— start Source records —
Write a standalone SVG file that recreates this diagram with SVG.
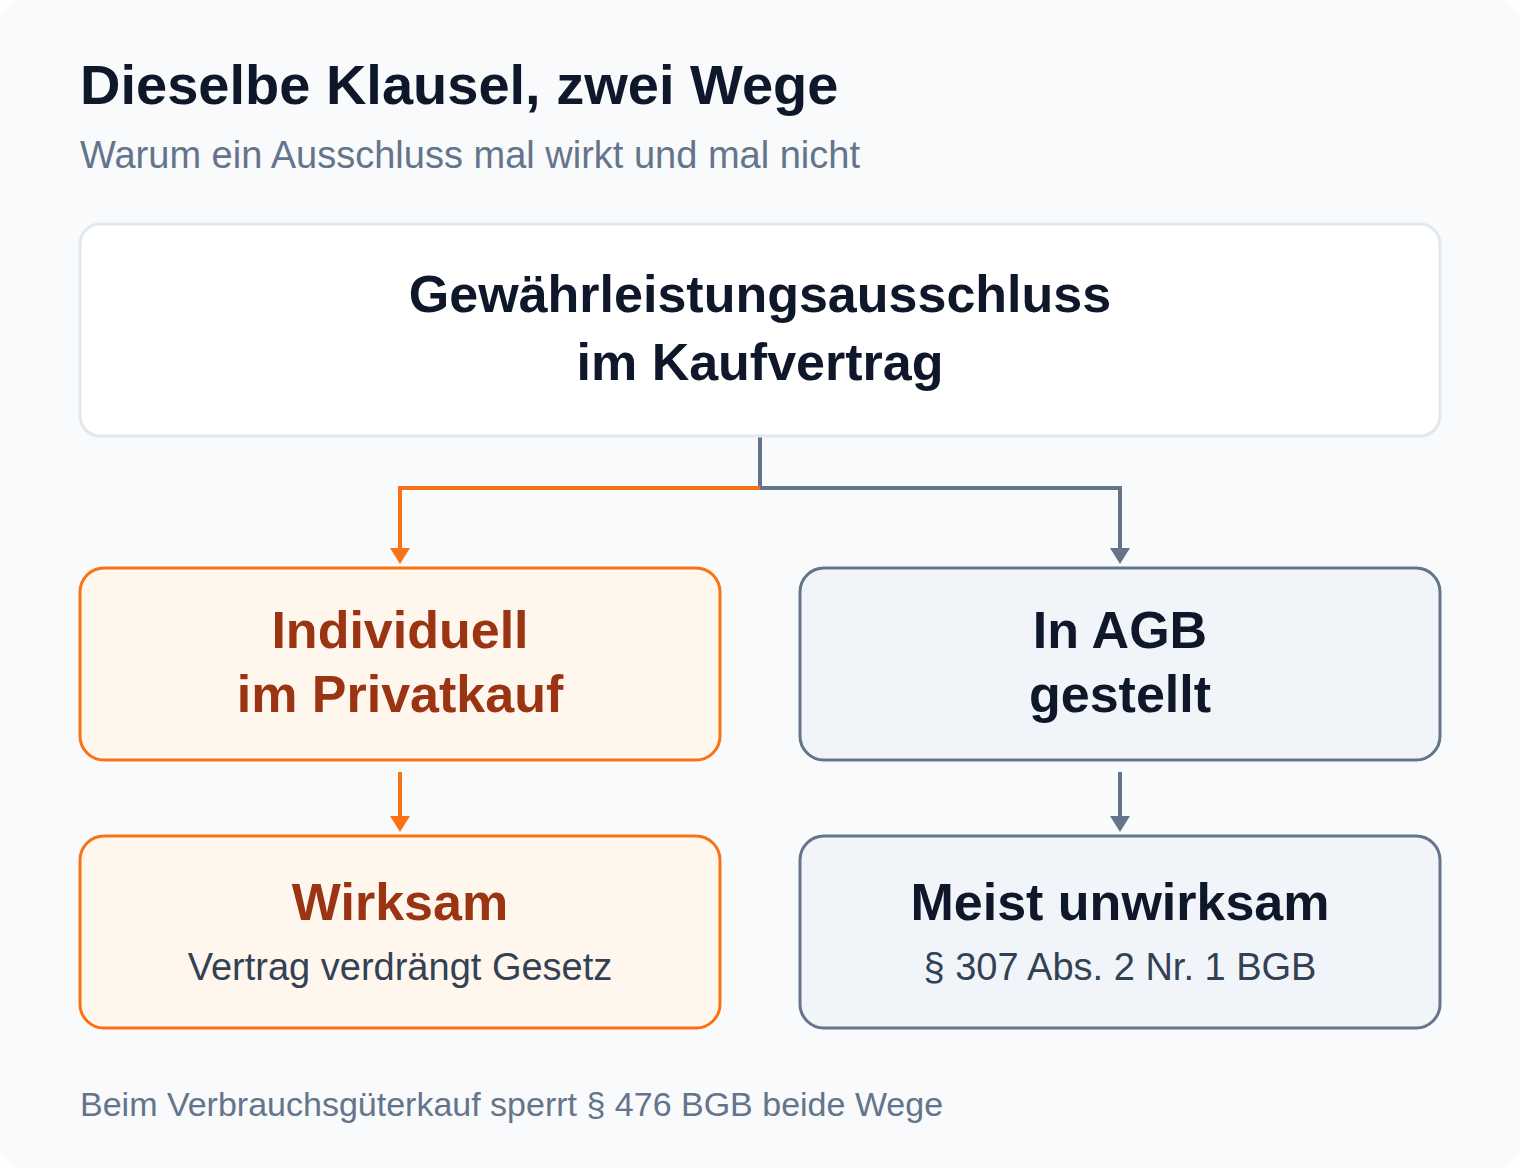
<svg xmlns="http://www.w3.org/2000/svg" width="1520" height="1168" viewBox="0 0 1520 1168">
<style>
text{font-family:"Liberation Sans",Arial,sans-serif}
.title{font-size:56px;font-weight:700;fill:#0f172a}
.sub{font-size:38px;fill:#64748b}
.foot{font-size:34px;fill:#64748b}
.h{font-size:52px;font-weight:700;text-anchor:middle}
.dark{fill:#0f172a}
.rust{fill:#9a3412}
.small{font-size:38px;fill:#334155;text-anchor:middle}
.box-o{fill:#fff7ed;stroke:#f97316;stroke-width:3}
.box-s{fill:#f1f5f9;stroke:#64748b;stroke-width:3}
.box-t{fill:#ffffff;stroke:#e2e8f0;stroke-width:3}
.c-o{fill:none;stroke:#f97316;stroke-width:4}
.c-s{fill:none;stroke:#64748b;stroke-width:4}
</style>
<defs>
<marker id="ao" viewBox="0 0 16 20" refX="0" refY="10" markerWidth="16" markerHeight="20" markerUnits="userSpaceOnUse" orient="auto"><path d="M0,0 L16,10 L0,20 z" fill="#f97316"/></marker>
<marker id="as" viewBox="0 0 16 20" refX="0" refY="10" markerWidth="16" markerHeight="20" markerUnits="userSpaceOnUse" orient="auto"><path d="M0,0 L16,10 L0,20 z" fill="#64748b"/></marker>
</defs>
<rect x="0" y="0" width="1520" height="1168" rx="24" fill="#f8fafc"/>
<text class="title" x="80" y="104">Dieselbe Klausel, zwei Wege</text>
<text class="sub" x="80" y="168">Warum ein Ausschluss mal wirkt und mal nicht</text>
<g id="connectors">
<path class="c-s" d="M760,436 V488 H1120 V548" marker-end="url(#as)"/>
<path class="c-o" d="M760,488 H400 V548" marker-end="url(#ao)"/>
<path class="c-o" d="M400,772 V816" marker-end="url(#ao)"/>
<path class="c-s" d="M1120,772 V816" marker-end="url(#as)"/>
</g>
<g id="top">
<rect class="box-t" x="80" y="224" width="1360" height="212" rx="20"/>
<text class="h dark" x="760" y="312">Gewährleistungsausschluss</text>
<text class="h dark" x="760" y="380">im Kaufvertrag</text>
</g>
<g id="individuell">
<rect class="box-o" x="80" y="568" width="640" height="192" rx="24"/>
<text class="h rust" x="400" y="648">Individuell</text>
<text class="h rust" x="400" y="712">im Privatkauf</text>
</g>
<g id="agb">
<rect class="box-s" x="800" y="568" width="640" height="192" rx="24"/>
<text class="h dark" x="1120" y="648">In AGB</text>
<text class="h dark" x="1120" y="712">gestellt</text>
</g>
<g id="wirksam">
<rect class="box-o" x="80" y="836" width="640" height="192" rx="24"/>
<text class="h rust" x="400" y="920">Wirksam</text>
<text class="small" x="400" y="980">Vertrag verdrängt Gesetz</text>
</g>
<g id="unwirksam">
<rect class="box-s" x="800" y="836" width="640" height="192" rx="24"/>
<text class="h dark" x="1120" y="920">Meist unwirksam</text>
<text class="small" x="1120" y="980">§ 307 Abs. 2 Nr. 1 BGB</text>
</g>
<text class="foot" x="80" y="1116">Beim Verbrauchsgüterkauf sperrt § 476 BGB beide Wege</text>
</svg>
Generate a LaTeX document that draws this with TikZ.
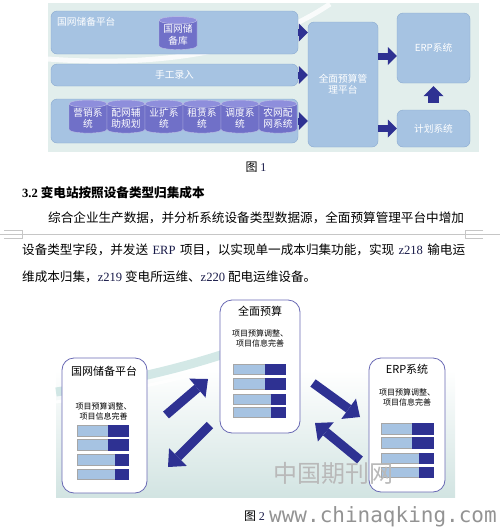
\documentclass[tikz,border=0pt]{standalone}
\usepackage{fontspec}
\setmainfont{Noto Sans CJK SC}
\newfontfamily\tnr{Liberation Serif}
\newfontfamily\webfont{DejaVu Sans Mono}
\usetikzlibrary{shapes.geometric,arrows.meta}

\definecolor{boxfill}{RGB}{166,195,226}
\definecolor{boxline}{RGB}{138,170,208}
\definecolor{cylbody}{RGB}{112,112,200}
\definecolor{cyltop}{RGB}{142,142,220}
\definecolor{arrownavy}{RGB}{46,49,146}
\definecolor{panelbg}{RGB}{226,238,236}
\definecolor{panelbot}{RGB}{210,228,226}
\definecolor{framel}{RGB}{105,105,180}
\definecolor{latinblue}{RGB}{24,26,72}
\definecolor{swooshc}{RGB}{200,226,224}

\tikzset{
  bluebox/.style={draw=boxline, fill=boxfill, rounded corners=6pt, inner sep=0pt},
  whitetext/.style={text=white, font=\fontsize{9.7}{11.5}\selectfont, align=center},
  dbcyl/.style={cylinder, shape border rotate=90, aspect=0.25, draw=white!55!cylbody,
    cylinder uses custom fill, cylinder body fill=cylbody, cylinder end fill=cyltop,
    minimum width=38pt, minimum height=33pt, inner sep=0pt, whitetext},
  flowarrow/.style={draw=arrownavy, line width=7pt, -{Triangle[length=9pt,width=18pt,line width=0pt]}},
  uparrow/.style={draw=arrownavy, line width=11pt, -{Triangle[length=10pt,width=20pt,line width=0pt]}},
  bigarrow/.style={draw=arrownavy, line width=9pt, -{Triangle[length=14pt,width=25pt,line width=0pt]}},
  frame/.style={draw=framel, fill=white, rounded corners=12pt, line width=0.8pt, inner sep=0pt},
  titletext/.style={font=\fontsize{11}{13}\selectfont},
  smalltext/.style={font=\fontsize{8}{9.5}\selectfont, align=center},
  bodytext/.style={font=\fontsize{12.6}{15}\selectfont, inner sep=0pt},
  lightbar/.style={fill=boxfill, draw=gray!70},
  darkbar/.style={fill=arrownavy, draw=arrownavy},
  sepline/.style={draw=gray!45, line width=0.6pt},
}

\begin{document}
\begin{tikzpicture}[x=1pt,y=1pt,yscale=-1]
\useasboundingbox (0,0) rectangle (500,531);

% ----- figure 1 -----
%Shape: Rectangle [background]
\fill[panelbg] (48,3) rectangle (479,152);
\draw[white, line width=5pt, opacity=0.8] (48,59) .. controls (140,66) and (250,58) .. (330,4);

%Shape: Rounded Rect
\node[bluebox, minimum width=247pt, minimum height=43pt] (reserve) at (174.5,32.5) {};
\node[whitetext, anchor=west, inner sep=0pt] (reservelbl) at (57,22) {国网储备平台};
\node[dbcyl] (store) at (178,35) {国网储\\备库};
\node[bluebox, whitetext, minimum width=247pt, minimum height=22pt] (manual) at (174.5,75) {手工录入};
\node[bluebox, minimum width=247pt, minimum height=44pt] (sources) at (174.5,121) {};

%Shape: Can
\node[dbcyl] (src1) at (88,118.5) {营销系\\统};
\node[dbcyl] (src2) at (126,118.5) {配网辅\\助规划};
\node[dbcyl] (src3) at (164,118.5) {业扩系\\统};
\node[dbcyl] (src4) at (202,118.5) {租赁系\\统};
\node[dbcyl] (src5) at (240,118.5) {调度系\\统};
\node[dbcyl] (src6) at (278,118.5) {农网配\\网系统};

\node[bluebox, whitetext, minimum width=70pt, minimum height=125pt] (platform) at (343,84.5) {全面预算管\\理平台};
\node[bluebox, whitetext, minimum width=73pt, minimum height=70pt] (erp) at (433.5,48) {ERP系统};
\node[bluebox, whitetext, minimum width=73pt, minimum height=37pt] (plan) at (433.5,128.5) {计划系统};

%Block Arrows
\draw[flowarrow] (reserve.east) -- (reserve.east -| platform.west);
\draw[flowarrow] (manual.east) -- (manual.east -| platform.west);
\draw[flowarrow] (sources.east) -- (sources.east -| platform.west);
\coordinate (erpin) at ([yshift=8pt]erp.west);
\draw[flowarrow] (platform.east |- erpin) -- (erpin);
\draw[flowarrow] (platform.east |- plan.west) -- (plan.west);
\draw[uparrow, shorten <=7pt, shorten >=3pt] (plan.north) -- (erp.south);

% Text Node
\node[font=\fontsize{12}{14}\selectfont] (cap1) at (256,167) {图 {\tnr\color{latinblue}1}};

% ----- text -----
\node[bodytext, anchor=west, font=\bfseries\fontsize{12.6}{15}\selectfont] (heading) at (22,193) {{\tnr 3.2} 变电站按照设备类型归集成本};
\node[bodytext, anchor=west] (para1) at (48,218) {综合企业生产数据，并分析系统设备类型数据源，全面预算管理平台中增加};
\node[bodytext, anchor=west] (para2) at (22,250) {\makebox[443pt][s]{设备类型字段，并发送 {\tnr\color{latinblue}ERP} 项目，以实现单一成本归集功能，实现 {\tnr\color{latinblue}z218} 输电运}};
\node[bodytext, anchor=west] (para3) at (22,277) {维成本归集，{\tnr\color{latinblue}z219} 变电所运维、{\tnr\color{latinblue}z220} 配电运维设备。};

%Straight Lines [page break]
\draw[sepline] (0,234.3) -- (500,234.3);
\draw[sepline] (4,230.7) -- (22.7,230.7) -- (22.7,238.3) -- (4,238.3);
\draw[sepline] (483,230.7) -- (465,230.7) -- (465,238.3) -- (483,238.3);

% ----- figure 2 -----
\shade[top color=white, bottom color=panelbot] (56,370) rectangle (455,497);
\draw[swooshc, line width=9pt, opacity=0.8] (56,392) .. controls (110,384) and (170,372) .. (230,352);
\draw[white, line width=3pt, opacity=0.9] (56,402) .. controls (120,392) and (180,380) .. (240,362);

\node[frame, minimum width=85pt, minimum height=135pt] (stateplat) at (104.5,425.5) {};
\node[frame, minimum width=80pt, minimum height=133pt] (budget) at (260,366.5) {};
\node[frame, minimum width=76pt, minimum height=134pt] (erpsys) at (407,425) {};

\node[titletext] (stateplattitle) at (104,371) {国网储备平台};
\node[titletext] (budgettitle) at (260,311) {全面预算};
\node[titletext] (erpsystitle) at (407,369) {ERP系统};
\node[smalltext] (statepltxt) at (103.5,411.5) {项目预算调整、\\项目信息完善};
\node[smalltext] (budgettxt) at (260,338.5) {项目预算调整、\\项目信息完善};
\node[smalltext] (erpsystxt) at (407,397.5) {项目预算调整、\\项目信息完善};

%Bars
\foreach \ya/\yb/\s in {425/436/108,439/450/108,454/465/115,469/479/115}{
  \draw[lightbar] (77,\ya) rectangle (\s,\yb);
  \draw[darkbar] (\s,\ya) rectangle (128,\yb);
}
\foreach \ya/\yb/\s in {364/374/265,378/389/265,394/404/271,407/417/271}{
  \draw[lightbar] (233,\ya) rectangle (\s,\yb);
  \draw[darkbar] (\s,\ya) rectangle (285,\yb);
}
\foreach \ya/\yb/\s in {423/434/412,437/448/412,453/463/419,467/477/419}{
  \draw[lightbar] (381,\ya) rectangle (\s,\yb);
  \draw[darkbar] (\s,\ya) rectangle (433,\yb);
}

%Block Arrows
\coordinate (upfrom) at (166,415);
\coordinate (upto) at (208,379);
\coordinate (backfrom) at (210,425);
\coordinate (backto) at (168,467);
\coordinate (erpfrom) at (313,383);
\coordinate (erpto) at (360,417);
\coordinate (retfrom) at (360,460);
\coordinate (retto) at (315,423);
\draw[bigarrow] (upfrom) -- (upto);
\draw[bigarrow] (backfrom) -- (backto);
\draw[bigarrow] (erpfrom) -- (erpto);
\draw[bigarrow] (retfrom) -- (retto);

% Text Node
\node[text=gray!55, font=\fontsize{24}{26}\selectfont] (watermark) at (333,473) {中国期刊网};
\node[anchor=west, inner sep=0pt, font=\fontsize{12}{14}\selectfont] (cap2) at (244,516) {图 {\tnr\color{latinblue}2}};
\node[anchor=west, inner sep=0pt, text=gray!85, font=\webfont\fontsize{21}{23}\selectfont] (website) at (269,517) {www.chinaqking.com};
\end{tikzpicture}
\end{document}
— end Source records —
Scan the entries above for the word "that" and collect each line holding it.

# Solution for this exercise
Write a standalone SVG file that recreates this diagram with SVG.
Generate a LaTeX document that draws this with TikZ.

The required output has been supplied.